While parents can plan vacation trips around the best ages for travel, the holiday calendar doesn't wait for Baby's developmental pattern to reach its most travel-worthy state. In general, babies are most portable either before they crawl--under 9 months--or after they are established walkers. "Between 9 months and 2 years, babies are more restless and more thrown off by a change in schedule or space," says Maureen O'Brien, a developmental psychologist. For younger babies, the challenge is maintaining their schedule. Mentally scroll through your routine and remember to bring any item intimately involved with getting your child to eat, sleep or settle down: a favorite spoon, a comfort toy or a familiar lullaby tape.
Nobody wants to drag the entire nursery through the airport, but experienced family travelers say it's better to overpack than do without. Two increasingly popular options: rent a crib, a booster seat and whatever else is needed via websites like babysaway.com or arrange for a company like JetSetBabies to ship diapers, baby food and formula to your destination.

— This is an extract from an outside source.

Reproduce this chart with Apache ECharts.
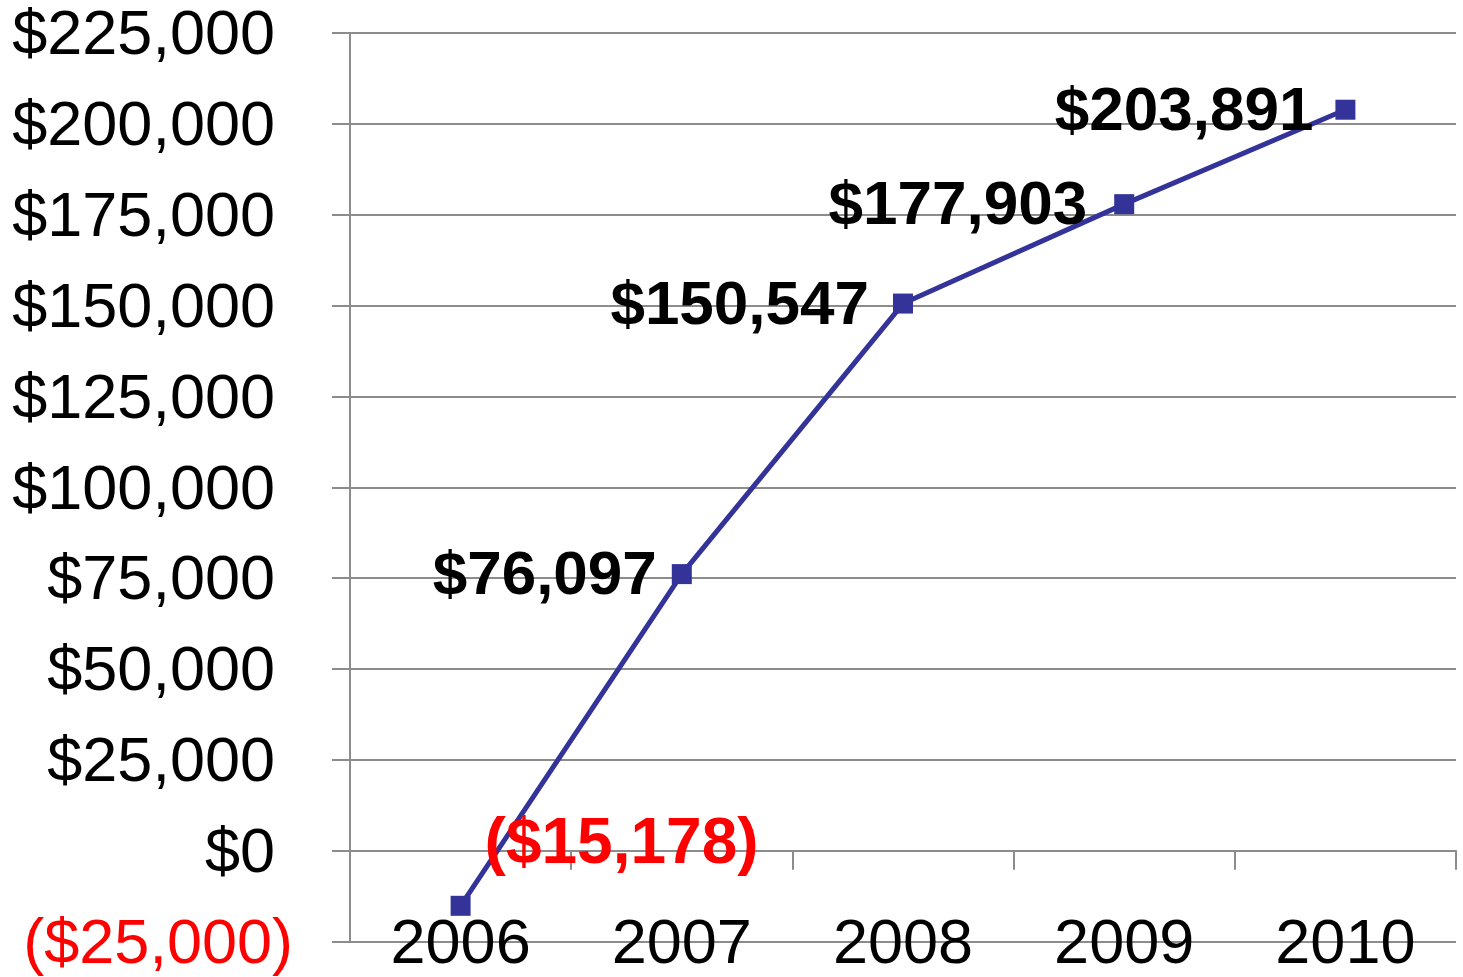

Tiny travelers need to stick to routines, so adults must be flexible, says Laine Romero-Alston, 34, of Harrington Park, N.J. She, her husband Domenico, 31, and their daughter Lucia, 2, plan to go to Maine to visit Laine's parents for Christmas, then to Mexico City and Cancún to see Domenico's mother and brother, as they did last year. Rather than a late dinner, Laine suggests eating early so the baby can be put down close to the normal bedtime. "Think about activities that might be fun for babies, or at least accommodating," she suggests. "If it's an adult-centric activity, understand that one parent may have to stay behind with the baby."